### [Stated exercise]
Print every entry, word for word, and skip the images.

### [Record extracts]
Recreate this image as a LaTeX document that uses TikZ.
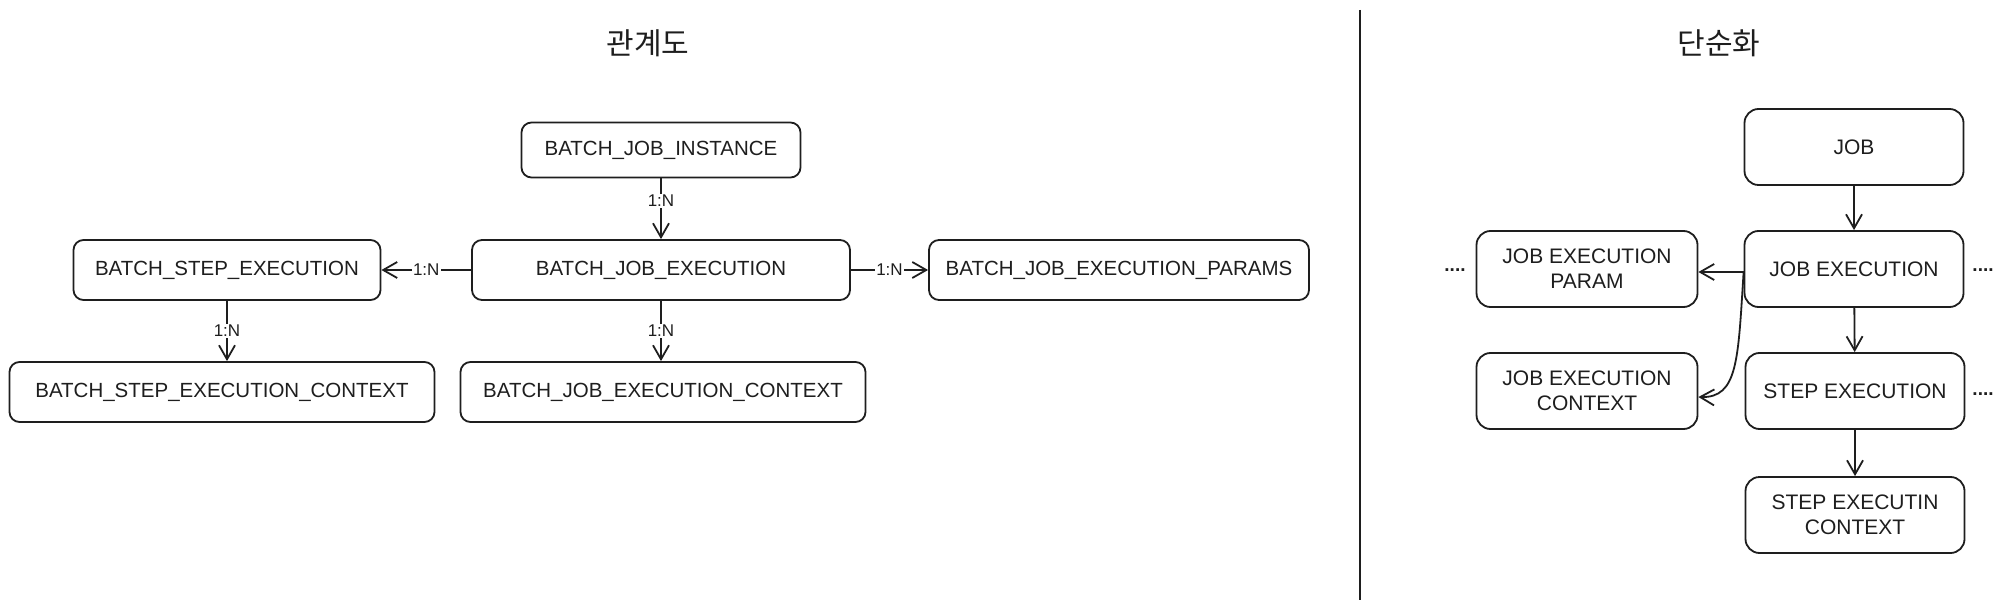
\documentclass[tikz,border=0pt]{standalone}
\usepackage{fontspec}
\setmainfont{Liberation Sans}
\newfontfamily\kfont{Noto Sans CJK KR}
\usetikzlibrary{arrows.meta}
\definecolor{ink}{HTML}{1E1E1E}
\begin{document}
\begin{tikzpicture}[x=1pt,y=-1pt,
  box/.style={draw=ink, text=ink, line width=1.8pt, rounded corners=10pt, minimum height=60pt, inner sep=0pt, font=\fontsize{20.5}{24}\selectfont},
  rbox/.style={box, rounded corners=14pt, minimum height=76pt, minimum width=219pt, align=center, font=\fontsize{21}{25}\selectfont},
  arr/.style={draw=ink, line width=1.8pt, -{Straight Barb[length=14pt,width=16pt,line width=1.8pt]}},
  card/.style={fill=white, text=ink, inner sep=1.5pt, font=\fontsize{17}{19}\selectfont},
  dots/.style={text=ink, inner sep=0pt, font=\bfseries\fontsize{19}{20}\selectfont},
  title/.style={text=ink, font=\kfont\fontsize{30}{36}\selectfont}
]
\useasboundingbox (0,0) rectangle (2004,609);
% titles
\node[title] (t1) at (648,43) {관계도};
\node[title] (t2) at (1719,43) {단순화};
% divider
\coordinate (dtop) at (1360,10);
\coordinate (dbot) at (1360,600);
\draw[ink, line width=2.5pt] (dtop) -- (dbot);

% left diagram
\node[box, minimum width=279pt, minimum height=55pt] (inst) at (661,150) {BATCH\_JOB\_INSTANCE};
\node[box, minimum width=378pt] (jexe) at (661,270) {BATCH\_JOB\_EXECUTION};
\node[box, minimum width=307pt] (sexe) at (227,270) {BATCH\_STEP\_EXECUTION};
\node[box, minimum width=380pt] (par) at (1119,270) {BATCH\_JOB\_EXECUTION\_PARAMS};
\node[box, minimum width=425pt] (sctx) at (222,392) {BATCH\_STEP\_EXECUTION\_CONTEXT};
\node[box, minimum width=405pt] (jctx) at (663,392) {BATCH\_JOB\_EXECUTION\_CONTEXT};

\draw[arr] (inst) -- node[card, pos=0.37] {1:N} (jexe);
\draw[arr] (jexe) -- node[card] {1:N} (sexe);
\draw[arr] (jexe) -- node[card] {1:N} (par);
\draw[arr] (jexe.south) -- node[card] {1:N} (jexe.south |- jctx.north);
\draw[arr] (sexe.south) -- node[card] {1:N} (sexe.south |- sctx.north);

% right diagram
\node[rbox] (job) at (1854,147) {JOB};
\node[rbox] (rje) at (1854,269) {JOB EXECUTION};
\node[rbox] (rse) at (1855,391) {STEP EXECUTION};
\node[rbox] (rsc) at (1855,515) {STEP EXECUTIN\\CONTEXT};
\node[rbox, minimum width=221pt] (rjp) at (1587,269) {JOB EXECUTION\\PARAM};
\node[rbox, minimum width=221pt] (rjc) at (1587,391) {JOB EXECUTION\\CONTEXT};

\node[dots] (d1) at (1455,270) {....};
\node[dots] (d2) at (1983,270) {....};
\node[dots] (d3) at (1983,394) {....};

\draw[arr] (job) -- (rje);
\draw[arr] (rje) -- (rse);
\draw[arr] (rse.south) -- (rse.south |- rsc.north);
\draw[arr] ([yshift=-3pt]rje.west) -- ([yshift=-3pt]rjp.east);
\draw[arr] ([yshift=-3pt]rje.west) .. controls (1738,360) and (1738,398) .. ([yshift=-6pt]rjc.east);
\end{tikzpicture}
\end{document}
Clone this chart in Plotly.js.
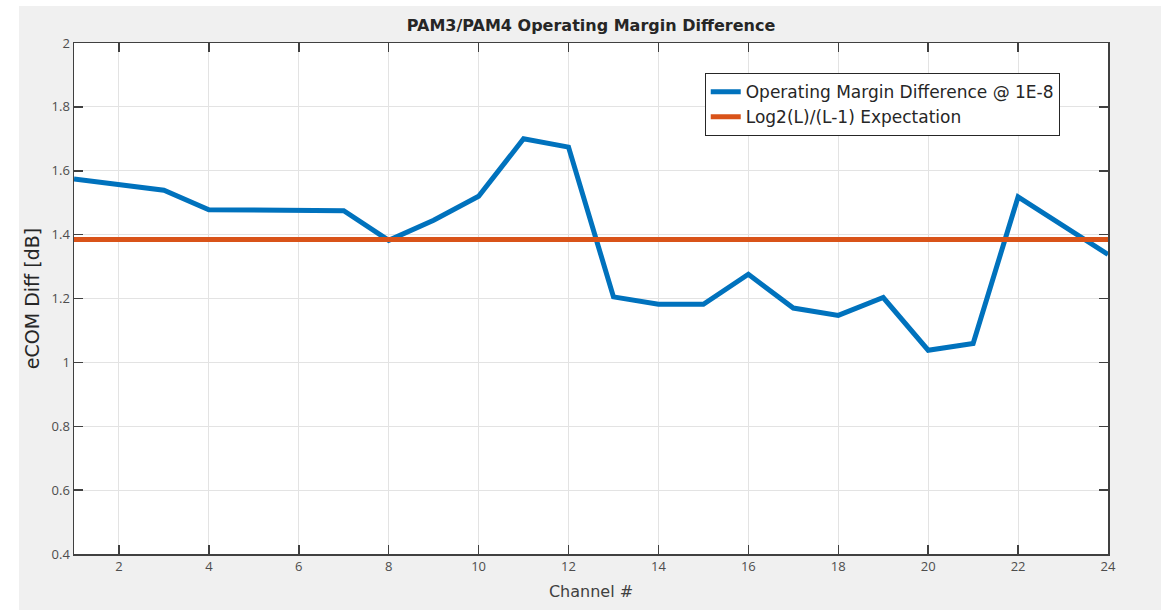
<!DOCTYPE html>
<html>
<head>
<meta charset="utf-8">
<script src="https://cdn.plot.ly/plotly-3.0.1.min.js"></script>
<style>
html,body{margin:0;padding:0;background:#ffffff;}
#chart{position:absolute;left:19px;top:6px;width:1142px;height:604px;}
</style>
</head>
<body>
<div id="chart"></div>
<script>
const channels = [1,2,3,4,5,6,7,8,9,10,11,12,13,14,15,16,17,18,19,20,21,22,23,24];
const marginDiff = [1.574,1.556,1.539,1.478,1.478,1.475,1.475,1.382,1.445,1.520,1.700,1.674,1.205,1.182,1.182,1.276,1.170,1.147,1.203,1.038,1.059,1.518,1.428,1.338];
const expectX = [1,24];
const expectY = [1.385,1.385];
const xTickVals = [2,4,6,8,10,12,14,16,18,20,22,24];
const xTickText = ['2','4','6','8','10','12','14','16','18','20','22','24'];
const yTickVals = [0.4,0.6,0.8,1,1.2,1.4,1.6,1.8,2];
const yTickText = ['0.4','0.6','0.8','1','1.2','1.4','1.6','1.8','2'];

const font = '"DejaVu Sans", sans-serif';
const tickFont = '"Open Sans", "DejaVu Sans", sans-serif';
const axisColor = '#404040';

const traces = [
  {x: channels, y: marginDiff, type:'scatter', mode:'lines',
   name:'Operating Margin Difference @ 1E-8',
   line:{color:'#0072BD', width:5}},
  {x: expectX, y: expectY, type:'scatter', mode:'lines',
   name:'Log2(L)/(L-1) Expectation',
   line:{color:'#D95319', width:5}}
];

const layout = {
  width:1142, height:604,
  paper_bgcolor:'#f0f0f0',
  plot_bgcolor:'#ffffff',
  margin:{l:55, r:53, t:37, b:56},
  showlegend:true,
  title:{text:'<b>PAM3/PAM4 Operating Margin Difference</b>', font:{family:font, size:16, color:'#262626'},
         x:0.5, xanchor:'center', xref:'paper', y:0.968, yanchor:'middle', yref:'container'},
  xaxis:{range:[1,24], tickvals:xTickVals, ticktext:xTickText,
         showgrid:true, gridcolor:'#e3e3e3', gridwidth:1,
         zeroline:false, showline:true, linecolor:axisColor, linewidth:1.5, mirror:'ticks',
         ticks:'inside', ticklen:9, tickcolor:axisColor, tickwidth:1.5,
         tickfont:{family:tickFont, size:13, color:'#4d4d4d'},
         title:{text:'Channel #', font:{family:font, size:16, color:'#404040'}, standoff:11}},
  yaxis:{range:[0.4,2], tickvals:yTickVals, ticktext:yTickText,
         showgrid:true, gridcolor:'#e3e3e3', gridwidth:1,
         zeroline:false, showline:true, linecolor:axisColor, linewidth:1.5, mirror:'ticks',
         ticks:'inside', ticklen:9, tickcolor:axisColor, tickwidth:1.5,
         tickfont:{family:tickFont, size:13, color:'#4d4d4d'},
         title:{text:'eCOM Diff [dB]', font:{family:font, size:19, color:'#262626'}, standoff:7}},
  legend:{x:0.610, y:0.941, xanchor:'left', yanchor:'top',
          bgcolor:'#ffffff', bordercolor:'#262626', borderwidth:1,
          font:{family:font, size:17, color:'#262626'}}
};

Plotly.newPlot('chart', traces, layout, {displayModeBar:false, staticPlot:true});
</script>
</body>
</html>
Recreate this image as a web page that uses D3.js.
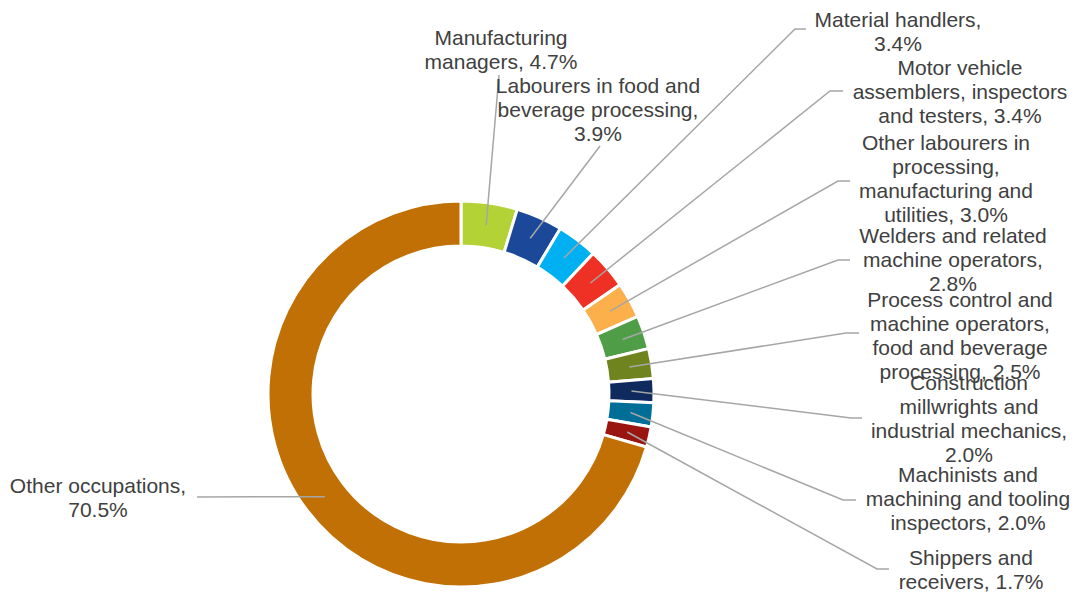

### [Solution for this exercise]
Recreate this image as a LaTeX document that uses TikZ.
\documentclass[tikz,border=0pt]{standalone}
\usepackage{fontspec}
\setmainfont{Liberation Sans}
\newfontfamily\kfont{Noto Sans CJK KR}
\usetikzlibrary{arrows.meta}
\definecolor{ink}{HTML}{1E1E1E}
\begin{document}
\begin{tikzpicture}[x=1pt,y=-1pt,
  box/.style={draw=ink, text=ink, line width=1.8pt, rounded corners=10pt, minimum height=60pt, inner sep=0pt, font=\fontsize{20.5}{24}\selectfont},
  rbox/.style={box, rounded corners=14pt, minimum height=76pt, minimum width=219pt, align=center, font=\fontsize{21}{25}\selectfont},
  arr/.style={draw=ink, line width=1.8pt, -{Straight Barb[length=14pt,width=16pt,line width=1.8pt]}},
  card/.style={fill=white, text=ink, inner sep=1.5pt, font=\fontsize{17}{19}\selectfont},
  dots/.style={text=ink, inner sep=0pt, font=\bfseries\fontsize{19}{20}\selectfont},
  title/.style={text=ink, font=\kfont\fontsize{30}{36}\selectfont}
]
\useasboundingbox (0,0) rectangle (2004,609);
% titles
\node[title] (t1) at (648,43) {관계도};
\node[title] (t2) at (1719,43) {단순화};
% divider
\coordinate (dtop) at (1360,10);
\coordinate (dbot) at (1360,600);
\draw[ink, line width=2.5pt] (dtop) -- (dbot);

% left diagram
\node[box, minimum width=279pt, minimum height=55pt] (inst) at (661,150) {BATCH\_JOB\_INSTANCE};
\node[box, minimum width=378pt] (jexe) at (661,270) {BATCH\_JOB\_EXECUTION};
\node[box, minimum width=307pt] (sexe) at (227,270) {BATCH\_STEP\_EXECUTION};
\node[box, minimum width=380pt] (par) at (1119,270) {BATCH\_JOB\_EXECUTION\_PARAMS};
\node[box, minimum width=425pt] (sctx) at (222,392) {BATCH\_STEP\_EXECUTION\_CONTEXT};
\node[box, minimum width=405pt] (jctx) at (663,392) {BATCH\_JOB\_EXECUTION\_CONTEXT};

\draw[arr] (inst) -- node[card, pos=0.37] {1:N} (jexe);
\draw[arr] (jexe) -- node[card] {1:N} (sexe);
\draw[arr] (jexe) -- node[card] {1:N} (par);
\draw[arr] (jexe.south) -- node[card] {1:N} (jexe.south |- jctx.north);
\draw[arr] (sexe.south) -- node[card] {1:N} (sexe.south |- sctx.north);

% right diagram
\node[rbox] (job) at (1854,147) {JOB};
\node[rbox] (rje) at (1854,269) {JOB EXECUTION};
\node[rbox] (rse) at (1855,391) {STEP EXECUTION};
\node[rbox] (rsc) at (1855,515) {STEP EXECUTIN\\CONTEXT};
\node[rbox, minimum width=221pt] (rjp) at (1587,269) {JOB EXECUTION\\PARAM};
\node[rbox, minimum width=221pt] (rjc) at (1587,391) {JOB EXECUTION\\CONTEXT};

\node[dots] (d1) at (1455,270) {....};
\node[dots] (d2) at (1983,270) {....};
\node[dots] (d3) at (1983,394) {....};

\draw[arr] (job) -- (rje);
\draw[arr] (rje) -- (rse);
\draw[arr] (rse.south) -- (rse.south |- rsc.north);
\draw[arr] ([yshift=-3pt]rje.west) -- ([yshift=-3pt]rjp.east);
\draw[arr] ([yshift=-3pt]rje.west) .. controls (1738,360) and (1738,398) .. ([yshift=-6pt]rjc.east);
\end{tikzpicture}
\end{document}
Clone this chart in Plotly.js.
<!DOCTYPE html>
<html>
<head>
<meta charset="utf-8">
<script src="https://cdn.plot.ly/plotly-3.0.1.min.js"></script>
<style>
html,body{margin:0;padding:0;background:#ffffff;}
#chart{position:absolute;left:19px;top:6px;width:1142px;height:604px;}
</style>
</head>
<body>
<div id="chart"></div>
<script>
const channels = [1,2,3,4,5,6,7,8,9,10,11,12,13,14,15,16,17,18,19,20,21,22,23,24];
const marginDiff = [1.574,1.556,1.539,1.478,1.478,1.475,1.475,1.382,1.445,1.520,1.700,1.674,1.205,1.182,1.182,1.276,1.170,1.147,1.203,1.038,1.059,1.518,1.428,1.338];
const expectX = [1,24];
const expectY = [1.385,1.385];
const xTickVals = [2,4,6,8,10,12,14,16,18,20,22,24];
const xTickText = ['2','4','6','8','10','12','14','16','18','20','22','24'];
const yTickVals = [0.4,0.6,0.8,1,1.2,1.4,1.6,1.8,2];
const yTickText = ['0.4','0.6','0.8','1','1.2','1.4','1.6','1.8','2'];

const font = '"DejaVu Sans", sans-serif';
const tickFont = '"Open Sans", "DejaVu Sans", sans-serif';
const axisColor = '#404040';

const traces = [
  {x: channels, y: marginDiff, type:'scatter', mode:'lines',
   name:'Operating Margin Difference @ 1E-8',
   line:{color:'#0072BD', width:5}},
  {x: expectX, y: expectY, type:'scatter', mode:'lines',
   name:'Log2(L)/(L-1) Expectation',
   line:{color:'#D95319', width:5}}
];

const layout = {
  width:1142, height:604,
  paper_bgcolor:'#f0f0f0',
  plot_bgcolor:'#ffffff',
  margin:{l:55, r:53, t:37, b:56},
  showlegend:true,
  title:{text:'<b>PAM3/PAM4 Operating Margin Difference</b>', font:{family:font, size:16, color:'#262626'},
         x:0.5, xanchor:'center', xref:'paper', y:0.968, yanchor:'middle', yref:'container'},
  xaxis:{range:[1,24], tickvals:xTickVals, ticktext:xTickText,
         showgrid:true, gridcolor:'#e3e3e3', gridwidth:1,
         zeroline:false, showline:true, linecolor:axisColor, linewidth:1.5, mirror:'ticks',
         ticks:'inside', ticklen:9, tickcolor:axisColor, tickwidth:1.5,
         tickfont:{family:tickFont, size:13, color:'#4d4d4d'},
         title:{text:'Channel #', font:{family:font, size:16, color:'#404040'}, standoff:11}},
  yaxis:{range:[0.4,2], tickvals:yTickVals, ticktext:yTickText,
         showgrid:true, gridcolor:'#e3e3e3', gridwidth:1,
         zeroline:false, showline:true, linecolor:axisColor, linewidth:1.5, mirror:'ticks',
         ticks:'inside', ticklen:9, tickcolor:axisColor, tickwidth:1.5,
         tickfont:{family:tickFont, size:13, color:'#4d4d4d'},
         title:{text:'eCOM Diff [dB]', font:{family:font, size:19, color:'#262626'}, standoff:7}},
  legend:{x:0.610, y:0.941, xanchor:'left', yanchor:'top',
          bgcolor:'#ffffff', bordercolor:'#262626', borderwidth:1,
          font:{family:font, size:17, color:'#262626'}}
};

Plotly.newPlot('chart', traces, layout, {displayModeBar:false, staticPlot:true});
</script>
</body>
</html>
Recreate this image as a web page that uses D3.js.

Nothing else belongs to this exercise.